The size of the external user community nearly doubled during 1993. It became increasingly obvious that maintenance of the prototype code and support was taking up large amounts of time that should have been devoted to database research. In an effort to reduce this support burden, the project officially ended with Version 4.2.
In 1994, Andrew Yu and Jolly Chen added a SQL language interpreter to Postgres. Postgres95 was subsequently released to the Web to find its own way in the world as a public-domain, open source descendant of the original Postgres Berkeley code.
Postgres95 code was completely ANSI C and trimmed in size by 25%. Many internal changes improved performance and maintainability. Postgres95 v1.0.x ran about 30-50% faster on the Wisconsin Benchmark compared to Postgres v4.2. Apart from bug fixes, these were the major enhancements:
The query language Postquel was replaced with SQL (implemented in the server). Subqueries were not supported until PostgreSQL (see below), but they could be imitated in Postgres95 with user-defined SQL functions. Aggregates were re-implemented. Support for the GROUP BY query clause was also added. The libpq interface remained available for C programs.
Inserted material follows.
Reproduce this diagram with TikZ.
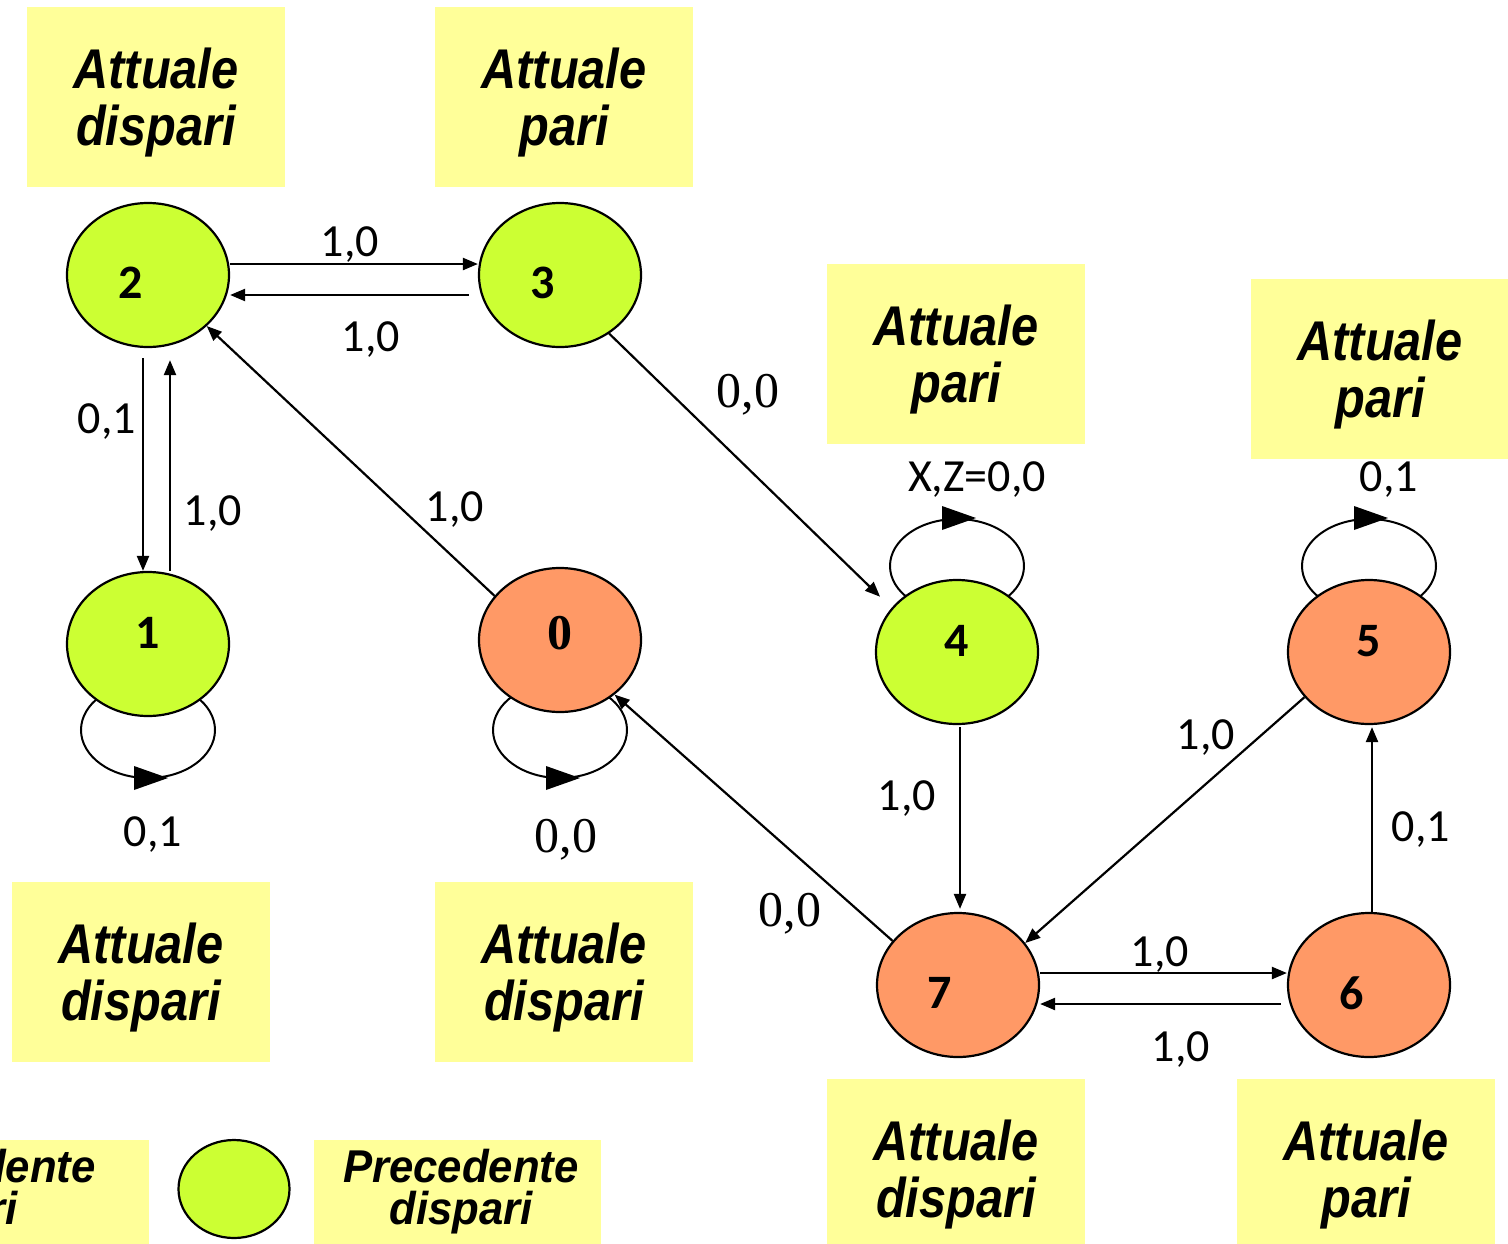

In addition to the monitor program, a new program (psql) was provided for interactive SQL queries using GNU readline.
A new front-end library, libpgtcl, supported Tcl-based clients. A sample shell, pgtclsh, provided new Tcl commands to interface tcl programs with the Postgres95 backend.
The large object interface was overhauled. The Inversion large objects were the only mechanism for storing large objects. (The Inversion file system was removed.)
The instance-level rule system was removed. Rules were still available as rewrite rules.
A short tutorial introducing regular SQL features as well as those of Postgres95 was distributed with the source code.
GNU make (instead of BSD make) was used for the build. Also, Postgres95 could be compiled with an unpatched gcc (data alignment of doubles was fixed).
By 1996, it became clear that the name “Postgres95” would not stand the test of time. We chose a new name, PostgreSQL, to reflect the relationship between the original Postgres and the more recent versions with SQL capability. At the same time, we set the version numbering to start at 6.0, putting the numbers back into the sequence originally begun by the Postgres Project.
The emphasis during development of Postgres95 was on identifying and understanding existing problems in the backend code. With PostgreSQL, the emphasis has shifted to augmenting features and capabilities, although work continues in all areas.
Major enhancements in PostgreSQL include:
Table-level locking has been replaced with multi-version concurrency control, which allows readers to continue reading consistent data during writer activity and enables hot backups from pg_dump while the database stays available for queries.
Important backend features, including subselects, defaults, constraints, and triggers, have been implemented.
Additional SQL92-compliant language features have been added, including primary keys, quoted identifiers, literal string type coersion, type casting, and binary and hexadecimal integer input.
Built-in types have been improved, including new wide-range date/time types and additional geometric type support.
Overall backend code speed has been increased by approximately 20-40%, and backend startup time has decreased 80% since v6.0 was released.